There is the patience needed to understand that suffering and loss is part of the created order.

 

There is the patience we need to understand new things that God is doing because the world has and is and will keep changing…and our faith is that in the midst of all that, God doesn’t give up. God is still loving God’s creation, still seeking us out. 

 

Waiting on the emerging Kin-dom of God is its own kind of patience.

 

And if we look across the arc of the story line in scripture, this kind of patience is NOT new. Abram and Sarai waited (with more and less patience moment by moment) for God to fulfill God’s promise. Job endured suffering and hardship with very little understanding and explanation. Mary exercised patience while waiting for it all to make sense after an angel announced she would bear God’s son.

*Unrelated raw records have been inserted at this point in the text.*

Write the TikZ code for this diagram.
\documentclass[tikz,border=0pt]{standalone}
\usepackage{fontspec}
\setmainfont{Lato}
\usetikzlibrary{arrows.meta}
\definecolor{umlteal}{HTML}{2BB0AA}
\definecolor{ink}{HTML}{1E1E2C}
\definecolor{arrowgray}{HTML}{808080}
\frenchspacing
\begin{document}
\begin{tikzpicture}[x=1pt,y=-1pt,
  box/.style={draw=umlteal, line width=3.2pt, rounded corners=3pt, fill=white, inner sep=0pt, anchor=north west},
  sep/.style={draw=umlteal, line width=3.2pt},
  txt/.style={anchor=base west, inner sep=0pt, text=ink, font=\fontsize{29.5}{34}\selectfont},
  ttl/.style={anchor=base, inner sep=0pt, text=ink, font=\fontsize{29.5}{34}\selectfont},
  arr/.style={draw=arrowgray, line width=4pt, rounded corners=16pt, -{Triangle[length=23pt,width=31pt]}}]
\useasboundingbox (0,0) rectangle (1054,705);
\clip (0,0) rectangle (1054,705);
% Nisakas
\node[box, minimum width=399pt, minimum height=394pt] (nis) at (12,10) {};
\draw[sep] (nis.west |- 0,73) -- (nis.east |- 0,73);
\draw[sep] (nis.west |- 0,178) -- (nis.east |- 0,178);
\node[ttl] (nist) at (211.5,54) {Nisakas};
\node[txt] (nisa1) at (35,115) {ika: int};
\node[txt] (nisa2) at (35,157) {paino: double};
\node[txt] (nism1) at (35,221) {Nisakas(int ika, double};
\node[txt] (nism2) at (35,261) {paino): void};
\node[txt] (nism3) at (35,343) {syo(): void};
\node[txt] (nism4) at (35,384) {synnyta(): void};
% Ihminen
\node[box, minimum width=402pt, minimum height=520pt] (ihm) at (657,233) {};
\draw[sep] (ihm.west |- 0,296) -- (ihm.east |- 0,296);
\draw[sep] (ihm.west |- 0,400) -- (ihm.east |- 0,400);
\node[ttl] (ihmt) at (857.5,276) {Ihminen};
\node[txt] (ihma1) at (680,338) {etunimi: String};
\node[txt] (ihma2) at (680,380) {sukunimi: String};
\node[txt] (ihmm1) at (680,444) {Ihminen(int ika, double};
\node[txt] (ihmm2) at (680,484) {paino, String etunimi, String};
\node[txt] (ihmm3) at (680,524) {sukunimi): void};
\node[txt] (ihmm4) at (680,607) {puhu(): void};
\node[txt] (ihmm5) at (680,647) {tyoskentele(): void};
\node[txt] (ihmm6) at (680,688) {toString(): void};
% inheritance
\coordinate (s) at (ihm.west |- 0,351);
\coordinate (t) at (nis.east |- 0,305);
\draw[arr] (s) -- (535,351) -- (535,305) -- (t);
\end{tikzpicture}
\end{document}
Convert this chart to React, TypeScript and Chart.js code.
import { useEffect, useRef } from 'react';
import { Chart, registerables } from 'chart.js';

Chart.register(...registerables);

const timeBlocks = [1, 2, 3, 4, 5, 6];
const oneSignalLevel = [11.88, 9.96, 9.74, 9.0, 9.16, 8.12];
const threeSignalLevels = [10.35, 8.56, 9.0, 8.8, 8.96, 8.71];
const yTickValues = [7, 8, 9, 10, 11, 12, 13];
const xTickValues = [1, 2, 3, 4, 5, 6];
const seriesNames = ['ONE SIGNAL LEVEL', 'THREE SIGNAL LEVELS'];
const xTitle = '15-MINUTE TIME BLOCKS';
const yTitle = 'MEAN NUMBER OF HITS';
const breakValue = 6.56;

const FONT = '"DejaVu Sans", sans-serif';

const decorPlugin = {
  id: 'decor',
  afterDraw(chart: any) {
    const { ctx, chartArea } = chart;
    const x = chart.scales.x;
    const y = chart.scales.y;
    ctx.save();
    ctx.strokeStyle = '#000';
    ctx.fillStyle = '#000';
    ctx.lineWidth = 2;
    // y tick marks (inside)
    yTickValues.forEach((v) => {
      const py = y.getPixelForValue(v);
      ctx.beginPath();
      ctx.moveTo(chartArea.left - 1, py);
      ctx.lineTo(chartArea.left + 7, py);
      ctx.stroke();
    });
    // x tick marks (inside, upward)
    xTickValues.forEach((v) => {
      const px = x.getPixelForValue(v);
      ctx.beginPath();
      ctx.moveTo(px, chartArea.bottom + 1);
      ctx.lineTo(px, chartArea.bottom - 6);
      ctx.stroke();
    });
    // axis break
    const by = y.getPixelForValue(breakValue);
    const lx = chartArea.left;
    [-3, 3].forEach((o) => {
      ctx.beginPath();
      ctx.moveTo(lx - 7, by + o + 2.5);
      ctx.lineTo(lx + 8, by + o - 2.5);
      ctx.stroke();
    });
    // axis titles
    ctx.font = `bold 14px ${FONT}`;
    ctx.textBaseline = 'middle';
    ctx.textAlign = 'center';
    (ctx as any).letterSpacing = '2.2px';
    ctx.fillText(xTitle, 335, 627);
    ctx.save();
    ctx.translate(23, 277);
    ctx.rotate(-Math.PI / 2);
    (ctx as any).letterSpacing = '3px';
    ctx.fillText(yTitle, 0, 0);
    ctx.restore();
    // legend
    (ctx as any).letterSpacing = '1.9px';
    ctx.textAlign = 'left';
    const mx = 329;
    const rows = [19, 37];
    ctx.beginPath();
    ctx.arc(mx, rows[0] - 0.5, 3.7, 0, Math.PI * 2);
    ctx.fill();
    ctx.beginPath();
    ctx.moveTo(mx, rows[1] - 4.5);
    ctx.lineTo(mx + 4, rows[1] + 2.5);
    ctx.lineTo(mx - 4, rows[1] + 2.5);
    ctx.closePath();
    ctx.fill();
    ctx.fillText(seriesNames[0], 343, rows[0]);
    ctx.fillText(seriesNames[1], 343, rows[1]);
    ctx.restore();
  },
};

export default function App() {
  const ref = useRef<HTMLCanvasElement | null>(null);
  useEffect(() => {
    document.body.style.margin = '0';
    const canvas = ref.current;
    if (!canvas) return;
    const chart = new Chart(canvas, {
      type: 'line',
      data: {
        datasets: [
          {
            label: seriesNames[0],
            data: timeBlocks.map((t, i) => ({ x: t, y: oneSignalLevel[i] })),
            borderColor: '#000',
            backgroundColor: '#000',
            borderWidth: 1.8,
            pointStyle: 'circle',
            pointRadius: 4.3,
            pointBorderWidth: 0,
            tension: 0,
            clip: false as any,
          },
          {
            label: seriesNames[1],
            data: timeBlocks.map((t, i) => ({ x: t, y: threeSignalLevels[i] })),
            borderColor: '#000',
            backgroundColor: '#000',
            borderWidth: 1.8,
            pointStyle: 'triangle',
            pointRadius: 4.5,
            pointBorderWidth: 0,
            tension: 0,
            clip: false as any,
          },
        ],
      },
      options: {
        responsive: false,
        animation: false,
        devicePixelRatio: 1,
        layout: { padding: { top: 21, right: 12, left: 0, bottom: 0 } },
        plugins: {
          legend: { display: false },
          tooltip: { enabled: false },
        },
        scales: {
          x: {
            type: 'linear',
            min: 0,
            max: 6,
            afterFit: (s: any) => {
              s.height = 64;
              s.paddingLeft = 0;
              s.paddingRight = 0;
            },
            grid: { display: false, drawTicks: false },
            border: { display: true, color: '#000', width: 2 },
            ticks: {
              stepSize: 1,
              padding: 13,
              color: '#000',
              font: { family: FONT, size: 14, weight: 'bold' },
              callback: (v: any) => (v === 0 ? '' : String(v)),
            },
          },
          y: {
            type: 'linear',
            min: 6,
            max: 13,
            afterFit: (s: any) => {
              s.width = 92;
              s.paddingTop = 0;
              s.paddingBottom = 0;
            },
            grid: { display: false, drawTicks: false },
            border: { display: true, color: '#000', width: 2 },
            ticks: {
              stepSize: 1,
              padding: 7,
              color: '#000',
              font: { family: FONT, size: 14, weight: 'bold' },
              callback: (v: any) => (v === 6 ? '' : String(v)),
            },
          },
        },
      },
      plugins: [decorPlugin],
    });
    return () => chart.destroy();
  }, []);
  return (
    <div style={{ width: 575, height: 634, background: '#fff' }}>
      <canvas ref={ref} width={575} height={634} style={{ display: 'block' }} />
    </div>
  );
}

Perhaps this has been most present in my spirit this week as our study group convened to prepare for next week’s first community meeting about the possibility of developing affordable housing on our property.

 

The paradigm shifts alongside the mundane challenges in a conversation like the one we are beginning together here at Faith are pretty overwhelming. Let’s face it, this piece of property has represented Faith’s idea of what it means to be a church for a long time. 

 

And the idea of being a church has shifted in significant ways over the past 60 years. From the institution that any respectable suburban family participated in as the center of their community life to a spread-out community that is one of many identities a person bears. This is a S-L-O-W bit of work – in part because we are learning to wrap our heads around how God is working in the world today and how we might be called to be part of that work.


It is going to take all kinds of patience – for the mundane and for the cosmic, for ourselves and for one another. Come Holy Spirit.

 

Come Holy Spirit. 

 

Patience is a muscle that we build, it is muscle work stimulated in us. 

 

You may have heard that mastery of a skill takes 10,000 hours of practice. That is 250 40-hour work weeks, for context.

 

Think about every time you struggle to love your neighbor in spite of some difference – big or small. 

 

Think about every time you struggle to remember that God is in the midst of all the things, in spite of your general perception that things are falling apart. 

 

Are there Holy Spirit nudges in those moments of frustration, in those moments of doubt, in those moments of perplexity? 

 

What does it take to attune yourself, to feel in your body those times when you feel overwhelmed or frustrated or pinched and to invite in the faith that there is something bigger at play? Or to put the frustration in perspective – against the backdrop of the bigger that are happening all around. And to be clear, I am not suggesting that we have to suppress those moments, those feelings. But what does it take to step back and observe what we are feeling. To sit with those feelings. To maybe even have a dialogue with the Spirit in those moments and ask for what we need – a little patience perhaps.

 

I’ve thought a lot about the gifts of the Spirit – they all seem to be gifts that require some work on our part. Which means that we have work to do to accept those gifts. May we be awake in days to come to the places that the Holy Spirit is nurturing and calling forth the gift of patience in us. For ourselves, for others, for God and for the world.

 

May it be so.

Amen.

 

 

Prompt:

On a scale of 1 to 10, how patient are you? 

What one step might you take this week to make you a more patient person?